# Unfelt Fetal Movement



## Amelia (Jun 22, 2015)

27 y/o F who is 31 weeks pregnant with her second baby (no bleeding or cramping) calls because she hasnt felt the baby move all day. You arrive and as she sits, you use your stethoscope to see if you can hear a faint heartbeat (yes I have done this many times, in this case didnt tell her what I was listening for). So you palpate her belly, you feel the butt on one side and the head on the other with hardening to the front implocating that baby is facing the spine. While you gently but firmly push on the baby, you feel babys butt shift a little, then shift a little more- you show the mom but you still ask if she wants to get an u/s because it would be a good idea to double check. Then the baby starts kicking as usual.
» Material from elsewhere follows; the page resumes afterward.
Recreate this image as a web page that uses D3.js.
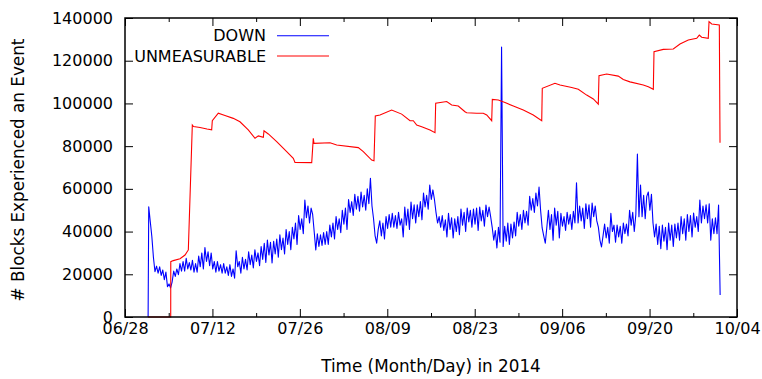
<!DOCTYPE html>
<html>
<head>
<meta charset="utf-8">
<script src="https://cdn.jsdelivr.net/npm/d3@7"></script>
<style>
  body { margin: 0; background: #fff; }
  svg { display: block; }
  text { font-family: "DejaVu Sans", sans-serif; fill: #000; }
</style>
</head>
<body>
<svg id="chart" width="762" height="379"></svg>
<script>
// Series names and colours (key order)
const seriesNames = ["DOWN", "UNMEASURABLE"];
const seriesColors = ["#0000ff", "#ff0000"];

// Axis ticks
const xTickDates = ["2014-06-28", "2014-07-12", "2014-07-26", "2014-08-09",
                    "2014-08-23", "2014-09-06", "2014-09-20", "2014-10-04"];
const xMinorDates = ["2014-07-05", "2014-07-19", "2014-08-02", "2014-08-16",
                     "2014-08-30", "2014-09-13", "2014-09-27"];
const yTicks = [0, 20000, 40000, 60000, 80000, 100000, 120000, 140000];

// Time is counted in days after 2014-06-28 00:00 UTC
const epoch = Date.UTC(2014, 5, 28);

// DOWN: series starts reporting at downOnsetDay (value 0), then one sample every 6 h
const downOnsetDay = 3.7;
const downFirstDay = 3.8;
const downStepDays = 0.25;
const downValues = [
  51600, 44600, 37600, 28000,  21200, 23800, 20500, 23500,  19500, 22000, 17500, 21000,
  14200, 15500, 13600, 16500,  21500, 19000, 22500, 19800,  25000, 21500, 26000, 21500,
  27500, 22500, 25500, 22000,  26500, 21000, 25000, 21000,  28500, 23500, 30000, 22500,
  32500, 26000, 30500, 24000,  30000, 22500, 26000, 21000,  26000, 21500, 24500, 20500,
  25000, 20500, 23500, 19500,  24500, 19000, 22500, 18200,  31000, 23500, 26000, 20500,
  28000, 22500, 27000, 22000,  30500, 24500, 29000, 23000,  31500, 26000, 30000, 24000,
  33000, 27000, 34500, 25500,  36000, 29000, 35000, 25300,  35500, 29500, 36500, 28000,
  38500, 31500, 37000, 29500,  41000, 34000, 40000, 31500,  42000, 36500, 44000, 34000,
  47500, 41000, 46000, 39000,  54800, 46500, 52000, 44000,  51000, 48000, 39800, 31400,
  39000, 33000, 38500, 33500,  39500, 34000, 40000, 34000,  43000, 37500, 44000, 36500,
  47000, 41000, 46000, 39500,  50000, 43500, 51000, 41000,  55000, 49000, 54000, 47500,
  57500, 50500, 56500, 49500,  58500, 51500, 57000, 50000,  60000, 53000, 65000, 52000,
  46000, 38000, 34600, 41000,  45000, 38000, 44000, 36500,  47000, 41500, 48000, 42000,
  48500, 42000, 47500, 41500,  49000, 43000, 46000, 37500,  51500, 43000, 50500, 41000,
  53800, 46000, 52500, 44000,  52500, 47000, 54000, 45500,  58000, 51500, 57000, 50500,
  61800, 55000, 59500, 55000,  49000, 44000, 47000, 42000,  47500, 40500, 45500, 37500,
  48500, 41000, 46500, 37000,  46000, 40000, 47000, 38500,  50500, 43000, 49000, 40000,
  51000, 44500, 50000, 42000,  50500, 43500, 51000, 40500,  51500, 45000, 50000, 42500,
  52400, 47000, 51500, 47000,  42000, 36000, 40500, 32300,  42000, 35000, 126400, 33000,
  42500, 35500, 44000, 34000,  43500, 37000, 44500, 38000,  49000, 42500, 48000, 41000,
  50000, 44000, 49500, 43000,  56500, 50000, 55500, 49000,  58000, 52000, 60900, 50000,
  41700, 38000, 34600, 42000,  50000, 41000, 48000, 36000,  51000, 43000, 49500, 37000,
  48500, 42500, 47000, 40500,  49000, 43500, 48000, 41000,  49500, 44000, 62800, 44000,
  52000, 45000, 51000, 41500,  53000, 46000, 52500, 42000,  53400, 47000, 52000, 45000,
  42100, 36000, 32800, 38000,  43500, 37000, 42000, 34600,  48500, 40000, 43000, 35000,
  43000, 37500, 42500, 34600,  44000, 39000, 43500, 38000,  50000, 43000, 49000, 40000,
  48000, 76300, 47000, 61800,  47000, 57000, 46000, 56500,  58500, 50000, 57500, 44000,
  37500, 43500, 34000, 42500,  32000, 43000, 35500, 42000,  31500, 44000, 36000, 43000,
  33000, 43500, 37000, 44000,  36000, 47000, 39000, 46000,  36000, 48000, 40000, 47500,
  37500, 48700, 42000, 47000,  40000, 54800, 44000, 52000,  46000, 52500, 44000, 53000,
  36000, 46000, 39000, 46500,  39000, 52400, 10300
];

// UNMEASURABLE: breakpoints (day, blocks)
const unmeasDays = [
  3.68, 7.32, 7.33, 7.73, 8.81, 9.61, 10.14, 10.78, 10.97, 12.01,
  13.13, 13.88, 13.98, 14.94, 16.01, 17.34, 18.41, 19.74, 20.82, 21.35,
  22.15, 22.26, 22.95, 24.29, 25.89, 26.95, 27.22, 29.90, 30.15, 30.26,
  32.83, 33.90, 37.36, 38.16, 39.50, 39.87, 40.08, 40.83, 42.70, 44.31,
  45.64, 46.17, 46.71, 47.51, 48.84, 49.64, 49.75, 51.51, 52.31, 53.37,
  54.44, 54.71, 56.32, 57.37, 57.92, 58.72, 58.82, 59.78, 60.85, 62.18,
  63.78, 65.38, 66.73, 66.82, 68.85, 69.66, 71.53, 72.59, 73.93, 74.99,
  75.79, 75.90, 77.13, 78.99, 79.79, 80.86, 82.99, 83.80, 84.60, 84.71,
  86.20, 87.80, 88.87, 90.20, 91.55, 91.96, 92.34, 93.40, 93.52, 93.95,
  95.17, 95.28
];
const unmeasValues = [
  0, 0, 25900, 26400, 27300, 29000, 31400, 89900, 89200, 88700,
  88000, 87600, 91900, 95400, 94300, 93000, 91400, 87600, 83700, 84800,
  84100, 87200, 85700, 82100, 77400, 74300, 72400, 72300, 83700, 81300,
  81600, 80500, 79300, 77400, 73500, 73200, 94100, 94600, 96900, 95000,
  91900, 91900, 89900, 89100, 87600, 86300, 100100, 100900, 99300, 98800,
  96100, 95600, 95400, 95400, 94600, 91900, 101900, 101600, 100400, 98800,
  96900, 94600, 91900, 107100, 109400, 108600, 107500, 106600, 103900, 102100,
  99700, 113000, 113800, 112800, 111200, 110100, 108600, 107800, 106600, 124200,
  125300, 125500, 127800, 129700, 130500, 132000, 131000, 130500, 138300, 137200,
  136700, 81600
];

const dayToDate = d => new Date(epoch + d * 864e5);
const parseDay = d3.utcParse("%Y-%m-%d");
const fmtTick = d3.utcFormat("%m/%d");

const downSeries = [{ t: dayToDate(downOnsetDay), v: 0 }].concat(
  downValues.map((v, i) => ({ t: dayToDate(downFirstDay + i * downStepDays), v }))
);
const unmeasSeries = unmeasDays.map((d, i) => ({ t: dayToDate(d), v: unmeasValues[i] }));

const W = 762, H = 379;
const margin = { top: 18, right: 25, bottom: 62, left: 125 };
const iw = W - margin.left - margin.right;
const ih = H - margin.top - margin.bottom;

const svg = d3.select("#chart");
const g = svg.append("g").attr("transform", `translate(${margin.left},${margin.top})`);

const x = d3.scaleUtc()
  .domain([parseDay(xTickDates[0]), parseDay(xTickDates[xTickDates.length - 1])])
  .range([0, iw]);
const y = d3.scaleLinear().domain([0, 140000]).range([ih, 0]);

const majorX = xTickDates.map(parseDay);
const minorX = xMinorDates.map(parseDay);

function styleAxis(sel) {
  sel.select(".domain").remove();
  sel.selectAll("line").attr("stroke", "#000").attr("stroke-width", 1);
  sel.selectAll("text").attr("font-family", "DejaVu Sans, sans-serif")
     .attr("font-size", 16).attr("fill", "#000");
}

// Bottom axis with labels, ticks pointing into the plot
g.append("g").attr("transform", `translate(0,${ih})`)
  .call(d3.axisBottom(x).tickValues(majorX).tickFormat(fmtTick).tickSize(-8).tickPadding(6))
  .call(styleAxis);
g.append("g").attr("transform", `translate(0,${ih})`)
  .call(d3.axisBottom(x).tickValues(minorX).tickFormat("").tickSize(-4))
  .call(styleAxis);
// Mirrored top ticks
g.append("g")
  .call(d3.axisTop(x).tickValues(majorX).tickFormat("").tickSize(-8))
  .call(styleAxis);
g.append("g")
  .call(d3.axisTop(x).tickValues(minorX).tickFormat("").tickSize(-4))
  .call(styleAxis);
// Left axis with labels, mirrored right ticks
g.append("g")
  .call(d3.axisLeft(y).tickValues(yTicks).tickFormat(d3.format("d")).tickSize(-8).tickPadding(12))
  .call(styleAxis);
g.append("g").attr("transform", `translate(${iw},0)`)
  .call(d3.axisRight(y).tickValues(yTicks).tickFormat("").tickSize(-8))
  .call(styleAxis);

// Data lines
const line = d3.line().x(d => x(d.t)).y(d => y(d.v));
const plot = g.append("g");
plot.append("path").datum(downSeries)
  .attr("fill", "none").attr("stroke", seriesColors[0]).attr("stroke-width", 1.1)
  .attr("stroke-linejoin", "round").attr("d", line);
plot.append("path").datum(unmeasSeries)
  .attr("fill", "none").attr("stroke", seriesColors[1]).attr("stroke-width", 1.1)
  .attr("d", line);

// Plot border
g.append("rect").attr("x", 0).attr("y", 0).attr("width", iw).attr("height", ih)
  .attr("fill", "none").attr("stroke", "#000").attr("stroke-width", 1.5);

// Key
const key = g.append("g");
seriesNames.forEach((name, i) => {
  const ky = 17.7 + i * 20.3;
  key.append("text").attr("x", 141).attr("y", ky).attr("dy", "0.36em")
    .attr("text-anchor", "end").attr("font-size", 16).text(name);
  key.append("line").attr("x1", 152).attr("x2", 204).attr("y1", ky).attr("y2", ky)
    .attr("stroke", seriesColors[i]).attr("stroke-width", 1.1);
});

// Axis titles
svg.append("text")
  .attr("transform", `translate(24,170) rotate(-90)`)
  .attr("text-anchor", "middle").attr("font-size", 16.8)
  .text("# Blocks Experienced an Event");
svg.append("text")
  .attr("x", margin.left + iw / 2).attr("y", 372)
  .attr("text-anchor", "middle").attr("font-size", 16.8)
  .text("Time (Month/Day) in 2014");
</script>
</body>
</html>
Would you still insist a transport if the mom felt everything was ok now?


----------



## ERDoc (Jun 22, 2015)

It's mom's choice whether she wants to be transported or not.  I would encourage her to call her OB and go by POV if they think she should be seen.  She will need more than just an US.


----------



## Gurby (Jun 22, 2015)

As EMT's in the USA, for the sake of CYA, I think we should always officially suggest that they come with us.  However, it's ultimately up to the patient whether they want to come or not (most of the time, anyways).  Depending on how concerned I am, I'll try harder or not as hard to convince them.


----------



## Amelia (Jun 22, 2015)

that is exactly what I was thinking. Generally (not all) moms have great intuition, but you can never ever be too cautious. Thanks guys!


----------



## teedubbyaw (Jun 22, 2015)

Should have put headphones over belly and played Snoop Dogg


----------



## Amelia (Jun 22, 2015)

NOOOOOOO!!!!! Five Finger Death Punch maybe!! Oh wait.....


----------



## Handsome Robb (Jun 23, 2015)

Personally if the baby was moving and she said she could feel it Id ask if she wanted to go, had any other symptoms and was receiving regular prenatal care. If the answers were no, no, yes then I'd tell her she doesn't need to go and to follow up with her OB. If she answered no, no, no Id tell her to come just to get her to the OB floor and get her lined up with resources to receive prenatal care and have a wellness check for the fetus.


----------